### What to do:
Return the material exactly, first line through the line containing "const receiptGrowth = '83%';", and nothing more. Pictures stay out.

### Input:
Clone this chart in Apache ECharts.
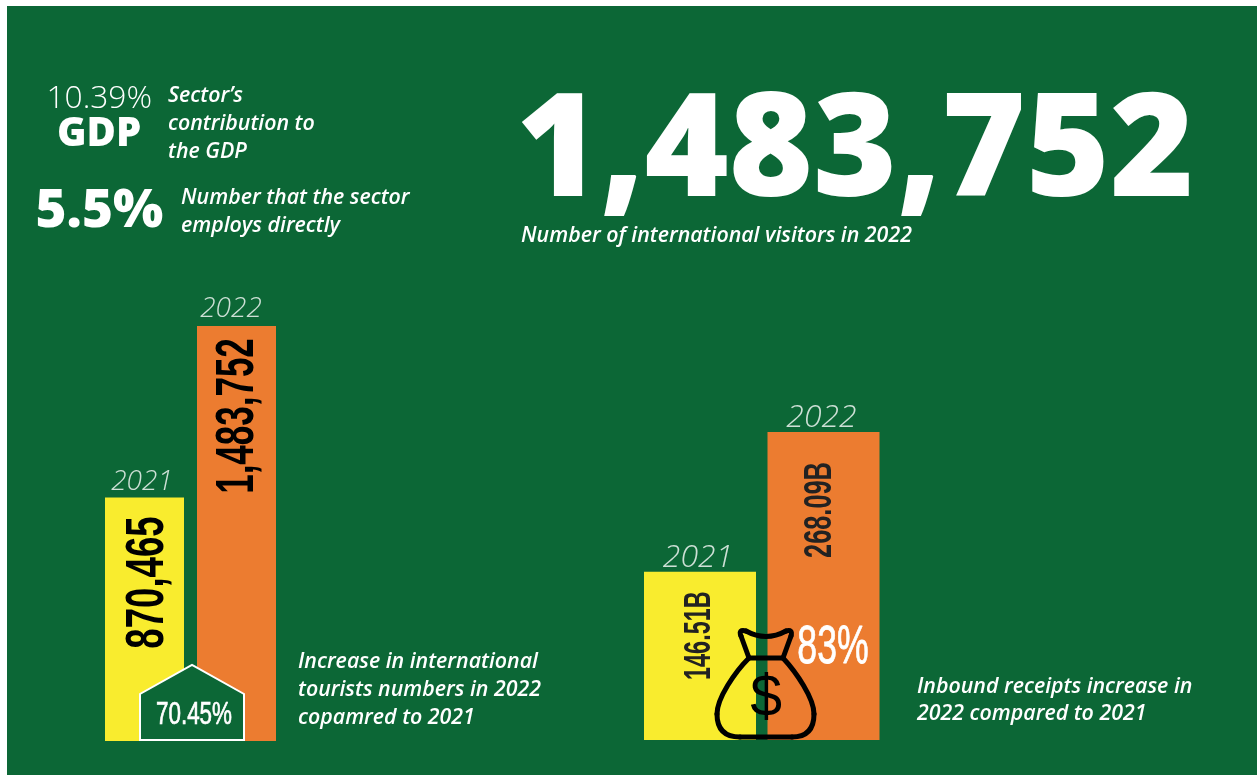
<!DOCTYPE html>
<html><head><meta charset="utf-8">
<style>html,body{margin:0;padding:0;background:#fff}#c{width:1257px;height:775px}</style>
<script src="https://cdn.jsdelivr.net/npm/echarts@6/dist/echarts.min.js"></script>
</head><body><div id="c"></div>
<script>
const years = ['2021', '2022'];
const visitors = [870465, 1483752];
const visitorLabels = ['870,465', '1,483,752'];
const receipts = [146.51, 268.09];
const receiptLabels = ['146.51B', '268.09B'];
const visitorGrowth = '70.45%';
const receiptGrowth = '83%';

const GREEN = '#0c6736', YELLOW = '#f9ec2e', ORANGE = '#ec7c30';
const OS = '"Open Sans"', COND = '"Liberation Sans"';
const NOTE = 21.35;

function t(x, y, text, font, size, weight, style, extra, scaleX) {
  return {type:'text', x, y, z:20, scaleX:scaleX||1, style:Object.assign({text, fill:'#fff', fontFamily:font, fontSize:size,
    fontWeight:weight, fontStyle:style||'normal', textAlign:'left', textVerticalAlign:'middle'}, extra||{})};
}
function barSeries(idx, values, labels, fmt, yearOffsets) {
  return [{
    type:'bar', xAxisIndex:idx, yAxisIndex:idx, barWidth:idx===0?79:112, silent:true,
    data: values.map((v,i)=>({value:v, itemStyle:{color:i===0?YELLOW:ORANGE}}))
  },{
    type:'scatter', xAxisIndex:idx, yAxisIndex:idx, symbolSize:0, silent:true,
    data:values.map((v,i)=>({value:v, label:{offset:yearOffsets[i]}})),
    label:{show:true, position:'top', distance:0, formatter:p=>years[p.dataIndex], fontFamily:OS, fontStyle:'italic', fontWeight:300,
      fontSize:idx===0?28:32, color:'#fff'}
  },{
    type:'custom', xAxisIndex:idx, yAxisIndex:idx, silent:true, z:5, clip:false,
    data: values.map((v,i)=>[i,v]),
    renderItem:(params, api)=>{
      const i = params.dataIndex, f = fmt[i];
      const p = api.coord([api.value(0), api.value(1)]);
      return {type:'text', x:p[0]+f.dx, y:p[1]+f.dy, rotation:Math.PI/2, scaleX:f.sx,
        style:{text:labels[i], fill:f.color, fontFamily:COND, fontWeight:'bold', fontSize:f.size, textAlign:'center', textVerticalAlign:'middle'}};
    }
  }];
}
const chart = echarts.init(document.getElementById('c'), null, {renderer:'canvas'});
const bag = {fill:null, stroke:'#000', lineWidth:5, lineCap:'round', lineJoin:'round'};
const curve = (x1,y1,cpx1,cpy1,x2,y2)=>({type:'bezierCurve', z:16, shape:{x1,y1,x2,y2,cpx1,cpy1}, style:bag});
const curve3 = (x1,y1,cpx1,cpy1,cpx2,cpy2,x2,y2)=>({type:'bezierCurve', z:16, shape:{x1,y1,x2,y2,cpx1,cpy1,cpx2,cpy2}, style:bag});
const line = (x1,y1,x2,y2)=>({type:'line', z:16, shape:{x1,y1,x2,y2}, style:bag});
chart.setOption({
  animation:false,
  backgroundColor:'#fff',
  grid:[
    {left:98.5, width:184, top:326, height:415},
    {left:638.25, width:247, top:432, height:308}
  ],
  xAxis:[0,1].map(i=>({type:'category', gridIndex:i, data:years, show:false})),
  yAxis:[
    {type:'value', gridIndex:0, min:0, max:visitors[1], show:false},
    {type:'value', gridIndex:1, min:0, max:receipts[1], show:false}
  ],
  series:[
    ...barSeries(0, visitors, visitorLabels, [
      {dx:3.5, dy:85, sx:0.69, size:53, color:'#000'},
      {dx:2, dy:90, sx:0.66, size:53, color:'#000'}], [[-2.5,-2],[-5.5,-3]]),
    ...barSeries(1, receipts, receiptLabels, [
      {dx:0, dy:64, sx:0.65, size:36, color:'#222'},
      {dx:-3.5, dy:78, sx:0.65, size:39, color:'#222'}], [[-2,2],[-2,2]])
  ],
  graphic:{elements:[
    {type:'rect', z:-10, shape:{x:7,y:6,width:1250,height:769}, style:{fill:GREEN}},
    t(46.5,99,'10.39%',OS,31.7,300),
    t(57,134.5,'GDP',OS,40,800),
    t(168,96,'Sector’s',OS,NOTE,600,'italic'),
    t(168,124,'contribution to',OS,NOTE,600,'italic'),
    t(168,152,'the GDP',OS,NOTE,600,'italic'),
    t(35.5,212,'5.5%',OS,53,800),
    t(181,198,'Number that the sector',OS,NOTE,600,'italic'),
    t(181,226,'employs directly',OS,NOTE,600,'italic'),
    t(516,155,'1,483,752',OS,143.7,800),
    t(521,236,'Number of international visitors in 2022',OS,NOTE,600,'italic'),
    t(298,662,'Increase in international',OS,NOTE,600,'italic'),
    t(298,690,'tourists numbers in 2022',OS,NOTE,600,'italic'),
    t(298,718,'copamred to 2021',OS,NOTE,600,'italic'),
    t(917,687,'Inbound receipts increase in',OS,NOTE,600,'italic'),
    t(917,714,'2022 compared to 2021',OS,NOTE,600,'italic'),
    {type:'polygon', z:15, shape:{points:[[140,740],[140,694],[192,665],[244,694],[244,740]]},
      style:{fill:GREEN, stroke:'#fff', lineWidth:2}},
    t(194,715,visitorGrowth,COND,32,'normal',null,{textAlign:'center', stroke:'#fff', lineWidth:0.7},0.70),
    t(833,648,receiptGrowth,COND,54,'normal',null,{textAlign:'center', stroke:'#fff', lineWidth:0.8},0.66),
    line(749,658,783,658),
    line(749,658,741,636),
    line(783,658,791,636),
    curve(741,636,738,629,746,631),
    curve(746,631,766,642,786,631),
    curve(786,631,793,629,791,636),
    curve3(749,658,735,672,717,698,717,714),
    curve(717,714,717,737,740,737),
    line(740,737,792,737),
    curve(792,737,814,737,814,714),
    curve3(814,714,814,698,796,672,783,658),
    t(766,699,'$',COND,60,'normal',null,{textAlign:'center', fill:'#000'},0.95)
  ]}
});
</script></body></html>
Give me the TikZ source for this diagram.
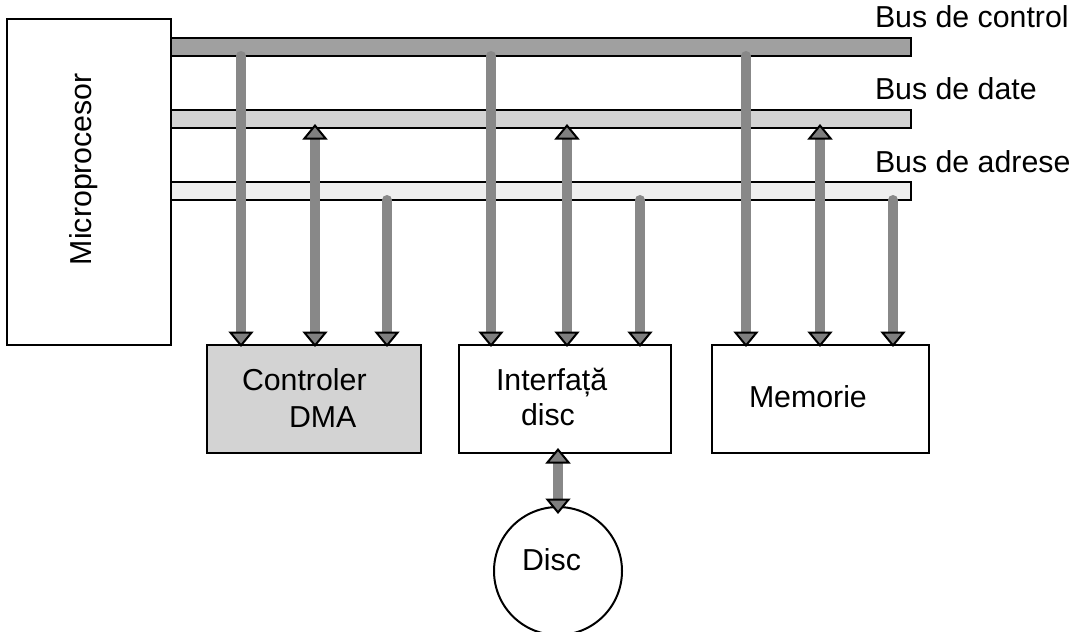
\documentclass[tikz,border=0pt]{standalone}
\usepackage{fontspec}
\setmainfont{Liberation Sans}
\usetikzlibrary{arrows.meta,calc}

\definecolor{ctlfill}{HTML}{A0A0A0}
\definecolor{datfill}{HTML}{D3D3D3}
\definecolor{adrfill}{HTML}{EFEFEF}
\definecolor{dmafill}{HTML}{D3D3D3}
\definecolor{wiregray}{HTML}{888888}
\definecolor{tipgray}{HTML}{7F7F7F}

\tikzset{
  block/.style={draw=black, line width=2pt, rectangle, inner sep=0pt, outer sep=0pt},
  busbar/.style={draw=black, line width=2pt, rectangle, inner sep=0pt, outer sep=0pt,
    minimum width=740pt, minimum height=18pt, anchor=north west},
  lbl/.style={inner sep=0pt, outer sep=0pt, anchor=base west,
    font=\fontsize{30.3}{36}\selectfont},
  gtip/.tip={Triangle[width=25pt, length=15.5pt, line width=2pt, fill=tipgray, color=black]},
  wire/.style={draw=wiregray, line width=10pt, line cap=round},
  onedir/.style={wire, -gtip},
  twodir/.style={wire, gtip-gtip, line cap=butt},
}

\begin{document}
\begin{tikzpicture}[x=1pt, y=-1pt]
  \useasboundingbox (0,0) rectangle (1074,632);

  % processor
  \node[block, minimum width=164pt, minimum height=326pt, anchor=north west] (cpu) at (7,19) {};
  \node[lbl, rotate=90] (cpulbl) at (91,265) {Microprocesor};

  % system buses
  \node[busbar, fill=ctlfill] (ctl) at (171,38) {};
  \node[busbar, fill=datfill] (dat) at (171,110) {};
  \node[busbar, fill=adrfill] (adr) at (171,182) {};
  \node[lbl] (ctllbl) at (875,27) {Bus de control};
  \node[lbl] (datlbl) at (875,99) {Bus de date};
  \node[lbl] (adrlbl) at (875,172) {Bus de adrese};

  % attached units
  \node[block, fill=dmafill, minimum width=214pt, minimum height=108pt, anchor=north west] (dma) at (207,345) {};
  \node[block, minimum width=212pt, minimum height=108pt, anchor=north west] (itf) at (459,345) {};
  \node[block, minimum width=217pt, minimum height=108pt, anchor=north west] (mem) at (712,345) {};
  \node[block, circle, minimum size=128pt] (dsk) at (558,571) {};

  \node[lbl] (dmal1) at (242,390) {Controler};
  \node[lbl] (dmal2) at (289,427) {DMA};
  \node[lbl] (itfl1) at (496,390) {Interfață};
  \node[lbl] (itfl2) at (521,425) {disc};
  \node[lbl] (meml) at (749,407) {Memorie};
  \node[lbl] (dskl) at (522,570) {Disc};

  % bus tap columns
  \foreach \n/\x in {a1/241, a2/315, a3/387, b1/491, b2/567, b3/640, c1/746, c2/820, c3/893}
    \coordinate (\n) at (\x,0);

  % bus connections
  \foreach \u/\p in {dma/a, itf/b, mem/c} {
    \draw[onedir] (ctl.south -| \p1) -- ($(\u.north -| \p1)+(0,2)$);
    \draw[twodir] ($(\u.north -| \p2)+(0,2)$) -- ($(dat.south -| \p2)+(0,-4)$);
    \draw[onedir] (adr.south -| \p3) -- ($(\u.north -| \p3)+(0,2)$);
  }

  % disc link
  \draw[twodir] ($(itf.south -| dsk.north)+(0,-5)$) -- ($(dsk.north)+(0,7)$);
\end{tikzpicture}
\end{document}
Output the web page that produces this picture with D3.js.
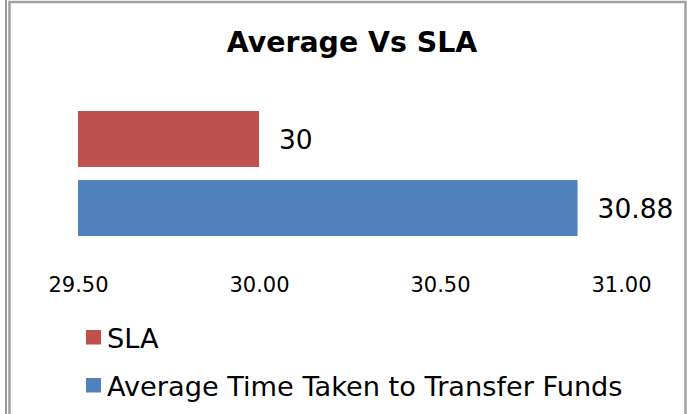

### Output below:
Clone this chart in Apache ECharts.
<!DOCTYPE html>
<html><head><meta charset="utf-8">
<style>html,body{margin:0;padding:0;background:#fff}#c{width:1257px;height:775px}</style>
<script src="https://cdn.jsdelivr.net/npm/echarts@6/dist/echarts.min.js"></script>
</head><body><div id="c"></div>
<script>
const years = ['2021', '2022'];
const visitors = [870465, 1483752];
const visitorLabels = ['870,465', '1,483,752'];
const receipts = [146.51, 268.09];
const receiptLabels = ['146.51B', '268.09B'];
const visitorGrowth = '70.45%';
const receiptGrowth = '83%';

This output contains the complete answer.